As is the case for many survivors it took multiple attempts for me to break free. When I left for the last time, I wouldn’t have made it without my friends and family to encourage support and me. It was so very scary. What am I going to do? How will I support myself? The answer to those questions, I had to decide for myself but for the first time in over seven years, I knew I had the freedom to decide. I would buy myself a car; get a job, issue the restraining order and subsequently divorce him.
Those of you who ask why does she stay? I want to pose this scenario, imagine, you have rushed to cook dinner, clean the house, prepare the kids for the evening and bam, he goes off, throwing food, cursing, calling names. Did you expect it? Did you deserve it? NO! You replay the incident over and over again trying to analyze where you went wrong. Weren’t you doing everything you were supposed to do for your family? Maybe he was having a bad day, perhaps you could have done a better job cooking dinner, maybe you could have kept the kids quiet, after all, this is not how someone who loves you is supposed to act; you must have done something wrong. Tomorrow will be different, you say to yourself.

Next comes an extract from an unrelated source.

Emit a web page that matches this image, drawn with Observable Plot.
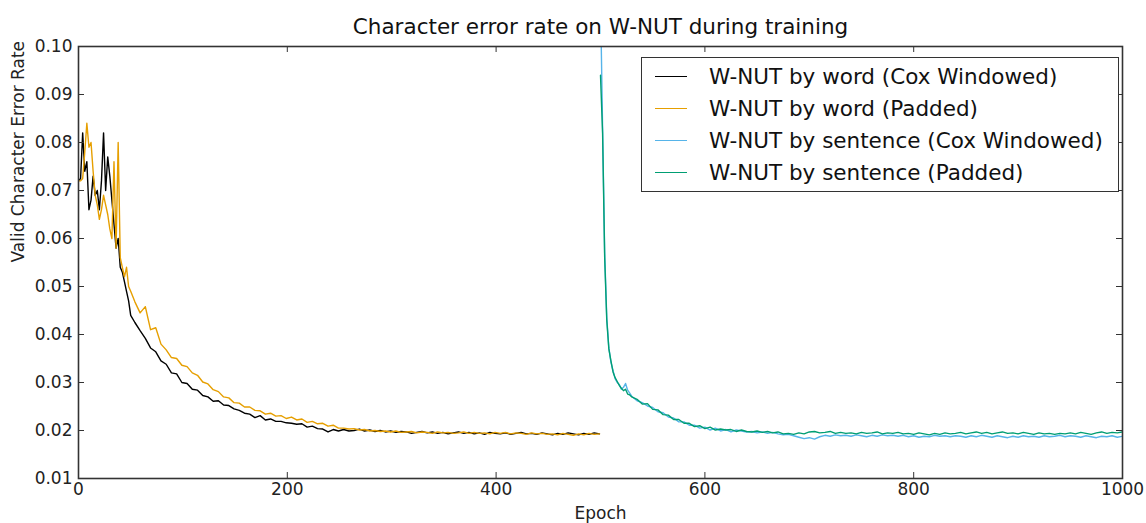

The scenario you hope goes more like this, you have great news to share or you have had a trying day. You need or want comfort from your significant other. You arrive home and share your day’s events with them and embrace in hug. It feels so good and comforting being in the arms of the one who loves you; the way love is supposed to feel.
Five years ago, I attended a luncheon Lenten service at church near my office and the guest pastor that day spoke on a verse from the bible regarding Hannah and her inability to conceive and the shame that was bestowed upon her. He stated that “Hannah rose” above the shame and that we all have something we need to overcome and with hope in our heart it is possible. The pastor passionately repeated at the end of his sermon two simple words, “Hannah rose.” Now, I know you must be thinking, what does this have to do with domestic violence?
For me those two words in the pastor’s message was a call to action. I had been sitting on my couch watching TV for years thinking you know I really would like to volunteer at a domestic violence shelter but what do I have to offer. The answer was right before me and I never realized until that Lenten service, HOPE.
What I want to impress upon you is that if you are family, clergy, doctor, first responder, or friend of a woman who is suffering through unimaginable isolation and fear of domestic violence, offer a kind word of support, do not give up on her. Give her hope that she can make it out and not just survive but also flourish. Encourage her that one step can begin the journey that right now seems so daunting. Reassure her that she can find herself, she can find love, and she can find peace.
I have turned my personal struggle to overcome shame into action. I met with lawmakers to lobby for new laws, volunteered at a shelter, answered hotline calls, raised money, and watched children which enabled mothers to attend support groups.
I have since dedicated myself to make our community safer for the women and children affected by domestic violence.